Plaintiff's RICO claim fails as a matter of law. First, the complaint does not identify a predicate act. Having found that defendants did not commit any violations of federal or state securities laws or engage in any fraudulent behavior, there is no evidence of any underlying predicate acts of racketeering. See § 1961(1). The sale of real property is not criminal, let alone a RICO predicate act. See Wiltshire v. Dhanraj, 421 F. Supp. 2d 544, 551 (E.D.N.Y. 2005) (finding that plaintiff failed to allege anything about the homes sales that would meet the definition of "racketeering activity"). Evidence that other investors entered into similar AMAs with defendants does not prove defendants engaged in any predicate acts, much less establish a pattern. Further, there can be no threat of continuing activity because the corporate entities went out of business in early 2009 (doc. 85 ¶ 213).

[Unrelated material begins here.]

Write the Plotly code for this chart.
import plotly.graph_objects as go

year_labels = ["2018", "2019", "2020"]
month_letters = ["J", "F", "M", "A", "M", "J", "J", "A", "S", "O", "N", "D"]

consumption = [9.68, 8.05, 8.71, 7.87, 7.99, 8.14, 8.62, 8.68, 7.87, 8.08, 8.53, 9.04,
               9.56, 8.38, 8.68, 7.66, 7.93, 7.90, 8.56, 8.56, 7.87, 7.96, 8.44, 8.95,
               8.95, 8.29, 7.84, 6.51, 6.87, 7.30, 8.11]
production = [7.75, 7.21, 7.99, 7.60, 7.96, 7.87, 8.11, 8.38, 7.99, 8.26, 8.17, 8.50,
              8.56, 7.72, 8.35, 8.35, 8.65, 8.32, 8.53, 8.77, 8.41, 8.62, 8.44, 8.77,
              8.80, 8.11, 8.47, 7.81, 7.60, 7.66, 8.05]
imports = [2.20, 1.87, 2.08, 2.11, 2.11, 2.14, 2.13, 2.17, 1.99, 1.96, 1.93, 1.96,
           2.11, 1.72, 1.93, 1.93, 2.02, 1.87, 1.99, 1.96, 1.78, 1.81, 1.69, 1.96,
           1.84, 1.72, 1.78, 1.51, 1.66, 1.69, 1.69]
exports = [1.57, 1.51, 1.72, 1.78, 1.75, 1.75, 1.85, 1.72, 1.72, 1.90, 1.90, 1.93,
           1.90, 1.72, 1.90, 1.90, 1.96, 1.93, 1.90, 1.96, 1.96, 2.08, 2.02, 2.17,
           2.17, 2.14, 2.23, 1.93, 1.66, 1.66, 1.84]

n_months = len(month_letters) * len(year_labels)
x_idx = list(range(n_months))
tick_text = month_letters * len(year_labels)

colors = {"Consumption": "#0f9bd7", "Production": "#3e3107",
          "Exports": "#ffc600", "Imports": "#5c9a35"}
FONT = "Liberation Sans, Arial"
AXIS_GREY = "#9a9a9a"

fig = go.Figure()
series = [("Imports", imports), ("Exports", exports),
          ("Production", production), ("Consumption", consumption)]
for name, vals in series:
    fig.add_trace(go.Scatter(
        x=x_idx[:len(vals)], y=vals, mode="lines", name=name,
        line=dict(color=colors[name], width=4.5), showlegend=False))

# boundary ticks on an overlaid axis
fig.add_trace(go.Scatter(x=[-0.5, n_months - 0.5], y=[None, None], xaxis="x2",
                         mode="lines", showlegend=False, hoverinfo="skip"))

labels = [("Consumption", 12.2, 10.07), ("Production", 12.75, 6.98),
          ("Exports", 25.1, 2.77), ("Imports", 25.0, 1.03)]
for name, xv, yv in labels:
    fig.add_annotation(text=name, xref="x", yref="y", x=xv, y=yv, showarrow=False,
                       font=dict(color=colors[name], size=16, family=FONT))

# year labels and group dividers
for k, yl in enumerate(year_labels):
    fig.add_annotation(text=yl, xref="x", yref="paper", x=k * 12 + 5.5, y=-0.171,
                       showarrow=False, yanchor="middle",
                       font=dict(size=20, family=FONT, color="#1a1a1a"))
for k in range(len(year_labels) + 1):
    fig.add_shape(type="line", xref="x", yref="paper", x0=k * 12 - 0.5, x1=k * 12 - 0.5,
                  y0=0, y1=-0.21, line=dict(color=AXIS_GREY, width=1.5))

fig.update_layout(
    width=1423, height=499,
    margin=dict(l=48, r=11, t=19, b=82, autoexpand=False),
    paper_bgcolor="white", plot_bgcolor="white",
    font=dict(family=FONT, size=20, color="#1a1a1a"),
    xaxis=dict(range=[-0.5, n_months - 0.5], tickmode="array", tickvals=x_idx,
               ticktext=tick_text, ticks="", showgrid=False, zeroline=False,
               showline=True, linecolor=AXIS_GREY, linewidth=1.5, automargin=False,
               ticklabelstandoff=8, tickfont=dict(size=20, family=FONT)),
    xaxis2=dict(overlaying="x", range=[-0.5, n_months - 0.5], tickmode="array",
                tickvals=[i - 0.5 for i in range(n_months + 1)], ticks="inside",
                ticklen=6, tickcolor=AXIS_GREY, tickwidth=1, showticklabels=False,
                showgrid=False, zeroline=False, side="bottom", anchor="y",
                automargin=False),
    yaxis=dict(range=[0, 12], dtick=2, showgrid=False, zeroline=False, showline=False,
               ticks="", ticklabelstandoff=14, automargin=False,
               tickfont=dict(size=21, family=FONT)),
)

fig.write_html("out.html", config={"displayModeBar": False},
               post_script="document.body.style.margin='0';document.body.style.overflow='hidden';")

Plaintiff's conclusory allegations of continuity are insufficient as a matter of law. We also agree with defendants that there are no facts supporting the causation element of a § 1962(a) claim. Plaintiff has not alleged that defendants invested income in a separate enterprise. See Sybersound Records, Inc. v. UAV Corp., 517 F.3d 1137, 1149 (9th Cir. 2008) (stating that reinvestment of proceeds from alleged racketeering activity back into the same enterprise is insufficient to show proximate cause). Absent a showing of a substantive violation of RICO as a matter of law, there can be no RICO conspiracy claim. Howard, 208 F.3d at 746. We grant defendants' motion for summary judgment on plaintiff's RICO claims.
III. Conclusion
Accordingly, IT IS ORDERED GRANTING in part and DENYING in part plaintiff's motion for partial summary judgment (doc. 77). We DENY the motion, except as to New Graybriar's liability on the breach of lease claim, since New Graybriar admits that it is in breach. IT IS FURTHER ORDERED GRANTING in part and DENYING in part defendants' motion for summary judgment (doc. 84). All the claims are dismissed as against all defendants except count 6 for breach of lease against defendants New Graybriar, Red Door Group, Right Place Redevelopment Company, Right Place Asset Management Company, and Red Door Realty.